In Brazil, the world's largest Roman Catholic country, women's groups successfully pushed for new regulations this year that permit a rape victim to get an abortion without providing a police report to doctors, as was required. The government of President Luiz Inácio Lula da Silva also formed a commission this year that called for legalising abortion up to the third month of pregnancy. Congress is debating the plan.
In Uruguay, the senate came three votes shy last year from legalising abortion, setting the stage for future efforts by abortion rights advocates, while Argentina's congress is debating about a half dozen bills to legalise abortion in some instances.
Women's rights groups from New York to Buenos Aires are also watching closely the outcome of a lawsuit filed by a Colombian lawyer, Mónica Roa, with the nation's highest court. It seeks to legalise abortion when a mother's life is in danger, when the foetus is expected to die of abnormalities or when the pregnancy resulted from rape.
The central argument in the case - one that could set precedent - is that Colombia's anti-abortion laws violate its international treaty obligations, which require the nation to ensure a woman's right to life and health.
The abortion rights movement in Latin American has come as women throughout the region are having fewer children and benefiting from once improbable opportunities in the workplace and politics.
Regional health officials increasingly argue that tough laws have done little to slow abortions.
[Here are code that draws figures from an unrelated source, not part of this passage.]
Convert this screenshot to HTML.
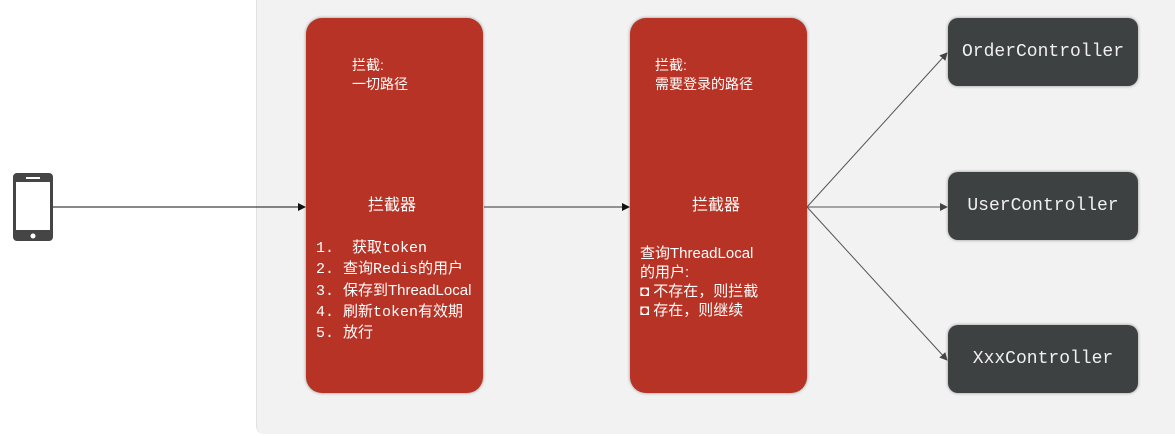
<!DOCTYPE html>
<html><head><meta charset="utf-8"><style>
body{margin:0;width:1175px;height:436px;background:#fff;position:relative;overflow:hidden;font-family:"Liberation Sans","Noto Sans CJK SC",sans-serif;}
.panel{position:absolute;left:256px;top:-10px;width:930px;height:444px;background:#f2f2f2;border-left:1px solid #e2e2e2;border-radius:0 0 0 8px;}
.red{position:absolute;background:#b73325;border-radius:16px;box-shadow:0 0 3px rgba(0,0,0,.4);}
.dark{position:absolute;background:#3e4141;border-radius:10px;box-shadow:0 0 3px rgba(0,0,0,.4);color:#f0f0f0;font-family:"Liberation Mono",monospace;font-size:18px;display:flex;align-items:center;justify-content:center;}
.t{position:absolute;color:#fff;font-size:14px;line-height:19px;white-space:nowrap;}
.m{font-family:"Liberation Mono","Noto Sans CJK SC",monospace;}
.s{font-family:"Liberation Sans","Noto Sans CJK SC",sans-serif;}
</style></head><body>
<div class="panel"></div>
<div class="red" style="left:306px;top:18px;width:177px;height:375px"></div>
<div class="red" style="left:630px;top:18px;width:177px;height:375px"></div>
<div class="dark" style="left:948px;top:18px;width:190px;height:68px">OrderController</div>
<div class="dark" style="left:948px;top:172px;width:190px;height:68px">UserController</div>
<div class="dark" style="left:948px;top:325px;width:190px;height:68px">XxxController</div>
<svg style="position:absolute;left:0;top:0" width="1175" height="436">
<defs><marker id="a" markerWidth="8" markerHeight="8" refX="7" refY="4" orient="auto" markerUnits="userSpaceOnUse"><path d="M0,0 L8,4 L0,8z" fill="#111"/></marker>
<marker id="b" markerWidth="8" markerHeight="8" refX="7" refY="4" orient="auto" markerUnits="userSpaceOnUse"><path d="M0,0 L8,4 L0,8z" fill="#444"/></marker></defs>
<line x1="53" y1="207" x2="305" y2="207" stroke="#111" stroke-width="1" marker-end="url(#a)"/>
<line x1="484" y1="207" x2="629" y2="207" stroke="#333" stroke-width="1" marker-end="url(#a)"/>
<line x1="807" y1="207" x2="947" y2="53" stroke="#555" marker-end="url(#b)"/>
<line x1="807" y1="207" x2="947" y2="207" stroke="#555" marker-end="url(#b)"/>
<line x1="807" y1="207" x2="947" y2="360" stroke="#555" marker-end="url(#b)"/>
<rect x="13" y="173" width="40" height="68" rx="4" fill="#454545"/>
<rect x="16" y="182" width="34" height="48" fill="#fff"/>
<rect x="26" y="177" width="14" height="2" fill="#fff"/>
<circle cx="33" cy="236" r="2.5" fill="#fff"/>
</svg>
<div class="t" style="left:352px;top:56px">拦截:<br>一切路径</div>
<div class="t" style="left:368px;top:196px;font-size:16px">拦截器</div>
<div class="t m" style="left:316px;top:238px;line-height:21px;font-size:15px">1.&nbsp;&nbsp;获取token<br>2. 查询Redis的用户<br>3. <span class="s">保存到ThreadLocal</span><br>4. 刷新token有效期<br>5. 放行</div>
<div class="t" style="left:655px;top:56px">拦截:<br>需要登录的路径</div>
<div class="t" style="left:692px;top:196px;font-size:16px">拦截器</div>
<div class="t" style="left:640px;top:244px;font-size:15px">查询ThreadLocal<br>的用户:<br>◘ 不存在，则拦截<br>◘ 存在，则继续</div>
</body></html>
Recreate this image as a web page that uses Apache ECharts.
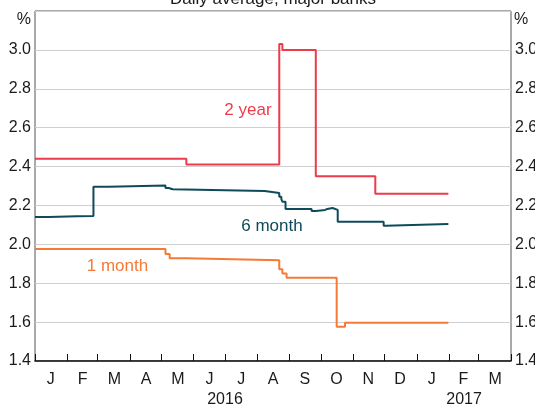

The rate of abortions in Latin America is 37 per 1,000 women of childbearing age, the highest outside eastern Europe, according to United Nations figures. Four million abortions, most of them illegal, take place in Latin America annually, the UN reports, and up to 5,000 women are believed to die each year from complications from abortions.
In an interview, a doctor in Medellín, Colombia, said that while he offered safe, if secret, abortions, many abortionists did not. "In this profession, we see all kinds of things, like people using witchcraft, to whatever pills they can get their hands on," said the doctor, who charges about $45 to carry out abortions in women's homes.
"They open themselves up to incredible risks, from losing their reproductive systems or, through complications, their lives," the doctor said.
Such arguments have done little to sway an anti-abortion movement that is largely led by influential leaders of the Roman Catholic Church.
In Colombia, José Galat, the Catholic rector of the Gran Colombia University, has collected two million signatures against efforts to legalise abortion and has paid for newspaper advertisements criticising abortion rights advocates. "If there is life, then it has all the rights and a mother cannot apply the death penalty," he said.